:: WHAT THE EXERCISE ASKS ::
Identify each line below that contains the word "this", and copy it out.

*****

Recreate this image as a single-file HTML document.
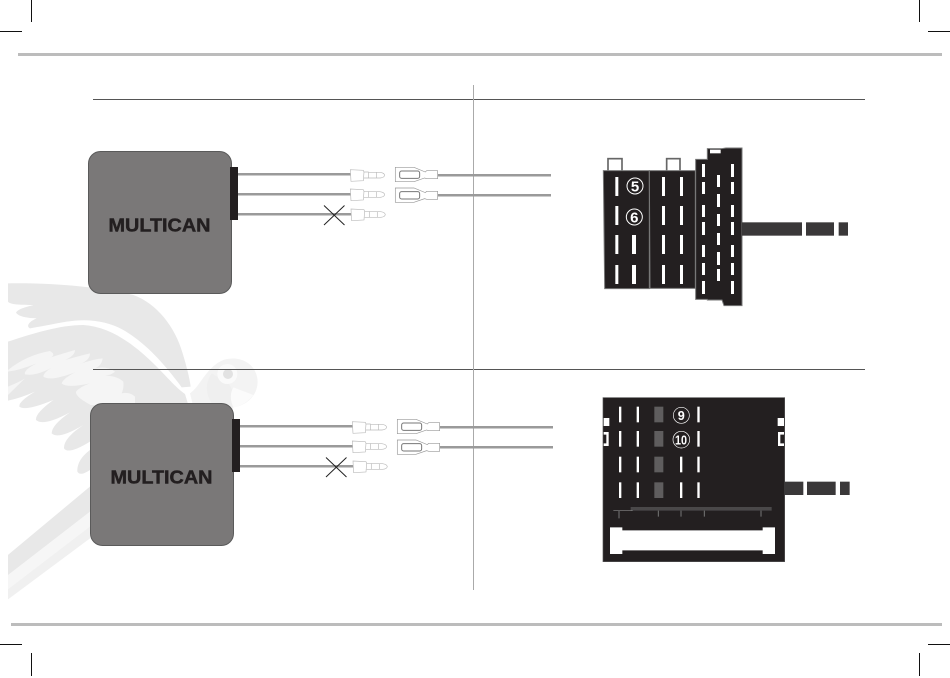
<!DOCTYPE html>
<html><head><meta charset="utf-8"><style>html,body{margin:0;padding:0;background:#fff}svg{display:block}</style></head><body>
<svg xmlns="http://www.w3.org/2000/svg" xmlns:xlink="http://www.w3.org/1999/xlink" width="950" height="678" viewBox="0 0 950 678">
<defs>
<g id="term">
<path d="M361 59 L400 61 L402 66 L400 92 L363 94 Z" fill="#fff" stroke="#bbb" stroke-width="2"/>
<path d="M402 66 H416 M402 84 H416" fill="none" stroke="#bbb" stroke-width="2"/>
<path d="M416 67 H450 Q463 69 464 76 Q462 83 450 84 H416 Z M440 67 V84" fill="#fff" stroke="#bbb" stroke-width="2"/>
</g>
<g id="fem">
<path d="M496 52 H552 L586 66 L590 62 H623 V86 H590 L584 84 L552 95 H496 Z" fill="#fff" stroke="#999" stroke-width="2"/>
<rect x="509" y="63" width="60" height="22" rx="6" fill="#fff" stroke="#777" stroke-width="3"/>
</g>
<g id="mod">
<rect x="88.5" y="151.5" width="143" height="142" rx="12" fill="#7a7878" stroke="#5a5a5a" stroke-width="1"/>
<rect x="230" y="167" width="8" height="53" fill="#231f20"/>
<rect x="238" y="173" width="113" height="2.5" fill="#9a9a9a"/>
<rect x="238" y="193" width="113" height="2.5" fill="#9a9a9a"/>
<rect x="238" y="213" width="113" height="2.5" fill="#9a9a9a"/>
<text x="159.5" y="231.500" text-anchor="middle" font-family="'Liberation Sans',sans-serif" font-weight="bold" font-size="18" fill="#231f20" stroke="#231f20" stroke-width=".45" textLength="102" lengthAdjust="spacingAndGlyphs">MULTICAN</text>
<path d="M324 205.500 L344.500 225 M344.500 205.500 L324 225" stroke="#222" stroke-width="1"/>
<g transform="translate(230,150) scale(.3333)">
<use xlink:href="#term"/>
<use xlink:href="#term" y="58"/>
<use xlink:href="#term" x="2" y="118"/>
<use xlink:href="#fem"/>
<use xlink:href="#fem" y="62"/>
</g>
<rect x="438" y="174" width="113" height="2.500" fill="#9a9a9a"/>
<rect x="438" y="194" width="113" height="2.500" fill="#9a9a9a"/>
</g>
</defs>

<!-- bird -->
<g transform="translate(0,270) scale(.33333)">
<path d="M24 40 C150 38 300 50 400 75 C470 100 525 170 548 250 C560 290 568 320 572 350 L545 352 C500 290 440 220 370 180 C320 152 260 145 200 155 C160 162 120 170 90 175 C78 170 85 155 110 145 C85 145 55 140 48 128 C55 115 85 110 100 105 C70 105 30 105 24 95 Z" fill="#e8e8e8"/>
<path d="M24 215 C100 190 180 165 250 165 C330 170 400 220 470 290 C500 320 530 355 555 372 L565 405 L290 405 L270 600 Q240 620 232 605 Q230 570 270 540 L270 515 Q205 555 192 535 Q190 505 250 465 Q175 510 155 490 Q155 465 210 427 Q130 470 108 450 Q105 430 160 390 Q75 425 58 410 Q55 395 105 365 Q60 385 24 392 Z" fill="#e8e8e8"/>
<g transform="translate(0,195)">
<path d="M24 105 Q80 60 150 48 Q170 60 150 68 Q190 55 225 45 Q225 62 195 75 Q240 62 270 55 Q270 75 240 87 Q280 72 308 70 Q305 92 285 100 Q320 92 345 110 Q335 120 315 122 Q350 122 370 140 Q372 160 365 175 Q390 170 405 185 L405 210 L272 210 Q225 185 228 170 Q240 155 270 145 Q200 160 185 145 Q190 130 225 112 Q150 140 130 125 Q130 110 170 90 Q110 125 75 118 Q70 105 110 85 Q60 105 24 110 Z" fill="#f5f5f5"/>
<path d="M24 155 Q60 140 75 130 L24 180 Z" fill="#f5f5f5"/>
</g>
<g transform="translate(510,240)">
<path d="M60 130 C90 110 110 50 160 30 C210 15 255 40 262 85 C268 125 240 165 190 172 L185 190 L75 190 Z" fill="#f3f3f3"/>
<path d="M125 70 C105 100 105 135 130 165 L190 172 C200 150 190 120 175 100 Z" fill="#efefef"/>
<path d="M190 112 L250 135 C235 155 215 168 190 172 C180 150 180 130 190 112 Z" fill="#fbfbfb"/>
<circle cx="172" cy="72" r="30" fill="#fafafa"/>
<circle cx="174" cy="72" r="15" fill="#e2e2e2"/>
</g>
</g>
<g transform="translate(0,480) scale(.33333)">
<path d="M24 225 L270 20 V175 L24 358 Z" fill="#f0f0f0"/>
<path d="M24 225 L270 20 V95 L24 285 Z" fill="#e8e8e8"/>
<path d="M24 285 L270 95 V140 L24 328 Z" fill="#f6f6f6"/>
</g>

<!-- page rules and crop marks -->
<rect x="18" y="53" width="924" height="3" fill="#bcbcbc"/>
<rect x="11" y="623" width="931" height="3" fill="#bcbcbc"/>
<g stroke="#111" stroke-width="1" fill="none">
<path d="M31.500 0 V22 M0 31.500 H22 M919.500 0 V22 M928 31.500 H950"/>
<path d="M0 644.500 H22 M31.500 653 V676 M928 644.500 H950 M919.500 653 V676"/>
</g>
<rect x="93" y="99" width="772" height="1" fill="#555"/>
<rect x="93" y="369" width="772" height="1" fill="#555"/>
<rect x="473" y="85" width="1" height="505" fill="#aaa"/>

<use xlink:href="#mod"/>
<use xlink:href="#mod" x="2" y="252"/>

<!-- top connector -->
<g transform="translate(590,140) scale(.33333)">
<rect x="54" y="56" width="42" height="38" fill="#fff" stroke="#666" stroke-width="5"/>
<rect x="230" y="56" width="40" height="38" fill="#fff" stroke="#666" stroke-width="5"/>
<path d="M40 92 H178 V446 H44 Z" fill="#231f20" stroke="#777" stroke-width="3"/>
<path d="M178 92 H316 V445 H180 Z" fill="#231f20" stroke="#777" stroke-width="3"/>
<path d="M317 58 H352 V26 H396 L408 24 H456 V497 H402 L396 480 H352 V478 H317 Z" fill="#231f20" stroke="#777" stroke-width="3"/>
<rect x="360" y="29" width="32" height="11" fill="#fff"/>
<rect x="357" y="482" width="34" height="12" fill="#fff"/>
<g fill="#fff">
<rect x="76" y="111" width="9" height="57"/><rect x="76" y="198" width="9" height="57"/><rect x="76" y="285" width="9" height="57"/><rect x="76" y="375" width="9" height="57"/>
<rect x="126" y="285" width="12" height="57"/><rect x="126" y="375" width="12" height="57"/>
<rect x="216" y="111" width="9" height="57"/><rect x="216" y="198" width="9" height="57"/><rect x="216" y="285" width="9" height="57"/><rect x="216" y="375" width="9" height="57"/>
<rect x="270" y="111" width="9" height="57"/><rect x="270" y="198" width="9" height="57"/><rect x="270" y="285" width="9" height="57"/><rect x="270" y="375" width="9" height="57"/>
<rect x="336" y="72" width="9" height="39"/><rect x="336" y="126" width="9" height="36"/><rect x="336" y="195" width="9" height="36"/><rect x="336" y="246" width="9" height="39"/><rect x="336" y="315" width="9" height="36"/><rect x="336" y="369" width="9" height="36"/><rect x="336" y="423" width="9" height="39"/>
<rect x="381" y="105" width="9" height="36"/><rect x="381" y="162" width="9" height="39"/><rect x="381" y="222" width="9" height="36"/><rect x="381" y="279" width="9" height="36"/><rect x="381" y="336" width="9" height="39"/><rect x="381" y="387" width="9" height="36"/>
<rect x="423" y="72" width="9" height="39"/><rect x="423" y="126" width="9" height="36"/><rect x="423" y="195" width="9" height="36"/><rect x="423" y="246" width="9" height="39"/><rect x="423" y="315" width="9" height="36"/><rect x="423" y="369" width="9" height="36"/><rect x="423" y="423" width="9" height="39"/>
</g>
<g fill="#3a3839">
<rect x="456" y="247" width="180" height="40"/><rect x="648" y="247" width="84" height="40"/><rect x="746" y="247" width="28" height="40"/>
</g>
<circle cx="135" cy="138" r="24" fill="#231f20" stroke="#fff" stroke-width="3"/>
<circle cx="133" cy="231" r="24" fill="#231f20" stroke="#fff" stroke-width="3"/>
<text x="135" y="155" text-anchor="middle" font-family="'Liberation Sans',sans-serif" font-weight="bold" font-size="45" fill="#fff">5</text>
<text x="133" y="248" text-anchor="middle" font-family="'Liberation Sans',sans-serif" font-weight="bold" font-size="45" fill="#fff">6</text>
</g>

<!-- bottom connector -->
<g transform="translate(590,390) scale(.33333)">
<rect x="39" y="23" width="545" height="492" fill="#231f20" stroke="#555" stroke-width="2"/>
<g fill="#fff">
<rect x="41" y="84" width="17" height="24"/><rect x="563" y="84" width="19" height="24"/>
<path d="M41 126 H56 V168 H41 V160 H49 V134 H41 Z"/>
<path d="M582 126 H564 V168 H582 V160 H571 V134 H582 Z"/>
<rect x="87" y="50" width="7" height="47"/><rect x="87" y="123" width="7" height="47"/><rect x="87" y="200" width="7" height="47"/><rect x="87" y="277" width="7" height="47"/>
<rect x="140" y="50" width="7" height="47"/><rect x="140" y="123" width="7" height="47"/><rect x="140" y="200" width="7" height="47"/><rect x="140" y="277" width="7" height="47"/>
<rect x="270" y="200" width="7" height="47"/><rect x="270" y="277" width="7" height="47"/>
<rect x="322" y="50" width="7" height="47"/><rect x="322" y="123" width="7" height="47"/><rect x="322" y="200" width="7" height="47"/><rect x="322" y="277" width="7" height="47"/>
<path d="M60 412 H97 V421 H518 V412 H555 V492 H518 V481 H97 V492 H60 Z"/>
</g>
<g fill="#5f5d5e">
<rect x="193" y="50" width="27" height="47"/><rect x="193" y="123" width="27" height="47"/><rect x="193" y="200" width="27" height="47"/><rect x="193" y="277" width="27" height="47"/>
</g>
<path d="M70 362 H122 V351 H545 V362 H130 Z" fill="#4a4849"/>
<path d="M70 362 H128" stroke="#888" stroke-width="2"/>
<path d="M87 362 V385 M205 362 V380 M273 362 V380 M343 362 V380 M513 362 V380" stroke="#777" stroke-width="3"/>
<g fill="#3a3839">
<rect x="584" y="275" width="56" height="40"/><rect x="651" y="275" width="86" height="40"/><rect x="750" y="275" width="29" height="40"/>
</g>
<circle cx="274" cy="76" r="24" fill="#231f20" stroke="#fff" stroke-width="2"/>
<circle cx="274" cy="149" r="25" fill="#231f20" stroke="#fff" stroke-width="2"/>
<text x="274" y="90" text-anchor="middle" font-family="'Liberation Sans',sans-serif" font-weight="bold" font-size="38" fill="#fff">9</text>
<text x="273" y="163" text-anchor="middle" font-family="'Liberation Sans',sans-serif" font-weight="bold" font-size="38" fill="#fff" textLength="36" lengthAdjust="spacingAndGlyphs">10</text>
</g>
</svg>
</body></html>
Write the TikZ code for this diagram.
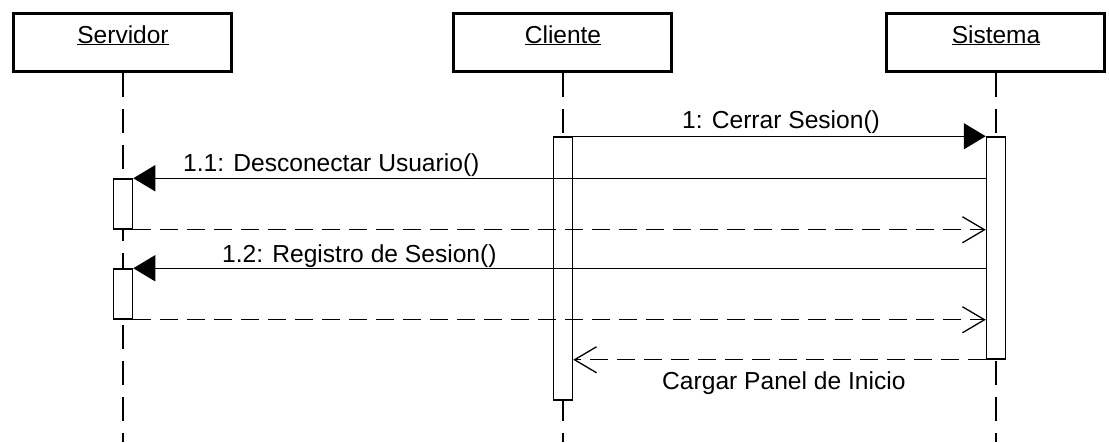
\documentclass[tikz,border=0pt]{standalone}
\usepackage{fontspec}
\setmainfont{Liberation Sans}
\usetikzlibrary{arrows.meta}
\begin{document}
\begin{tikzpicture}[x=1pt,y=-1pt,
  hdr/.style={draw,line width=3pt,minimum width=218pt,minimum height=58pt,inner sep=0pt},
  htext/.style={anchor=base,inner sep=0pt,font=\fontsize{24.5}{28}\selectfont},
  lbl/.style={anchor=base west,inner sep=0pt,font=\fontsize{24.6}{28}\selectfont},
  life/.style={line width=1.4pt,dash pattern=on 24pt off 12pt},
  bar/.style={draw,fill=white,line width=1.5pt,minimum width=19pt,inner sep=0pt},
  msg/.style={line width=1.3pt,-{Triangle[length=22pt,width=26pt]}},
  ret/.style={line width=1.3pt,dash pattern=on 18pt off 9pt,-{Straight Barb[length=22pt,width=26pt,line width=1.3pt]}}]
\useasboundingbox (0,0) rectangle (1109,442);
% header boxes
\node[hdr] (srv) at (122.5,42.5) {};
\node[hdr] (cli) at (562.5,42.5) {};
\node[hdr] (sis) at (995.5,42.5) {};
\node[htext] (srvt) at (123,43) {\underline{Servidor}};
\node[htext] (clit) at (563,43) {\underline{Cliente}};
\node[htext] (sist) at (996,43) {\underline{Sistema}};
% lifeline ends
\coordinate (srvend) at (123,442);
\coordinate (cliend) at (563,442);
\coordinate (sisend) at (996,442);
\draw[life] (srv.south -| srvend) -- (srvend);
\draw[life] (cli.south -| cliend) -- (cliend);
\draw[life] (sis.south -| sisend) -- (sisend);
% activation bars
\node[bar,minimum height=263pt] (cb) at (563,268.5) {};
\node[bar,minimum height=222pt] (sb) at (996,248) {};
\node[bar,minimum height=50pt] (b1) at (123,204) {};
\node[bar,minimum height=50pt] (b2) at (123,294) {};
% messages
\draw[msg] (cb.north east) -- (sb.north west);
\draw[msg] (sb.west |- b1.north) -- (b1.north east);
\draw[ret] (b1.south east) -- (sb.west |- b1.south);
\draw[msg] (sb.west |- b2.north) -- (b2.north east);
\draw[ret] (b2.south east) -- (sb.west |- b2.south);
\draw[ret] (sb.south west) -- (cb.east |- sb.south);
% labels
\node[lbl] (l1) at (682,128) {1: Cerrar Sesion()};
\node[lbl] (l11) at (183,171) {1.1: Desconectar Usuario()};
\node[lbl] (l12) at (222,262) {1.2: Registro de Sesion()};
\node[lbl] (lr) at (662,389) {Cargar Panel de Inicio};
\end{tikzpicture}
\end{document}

*****

:: WORKED ANSWER ::
Recreate this image as a single-file HTML document.
Write the TikZ code for this diagram.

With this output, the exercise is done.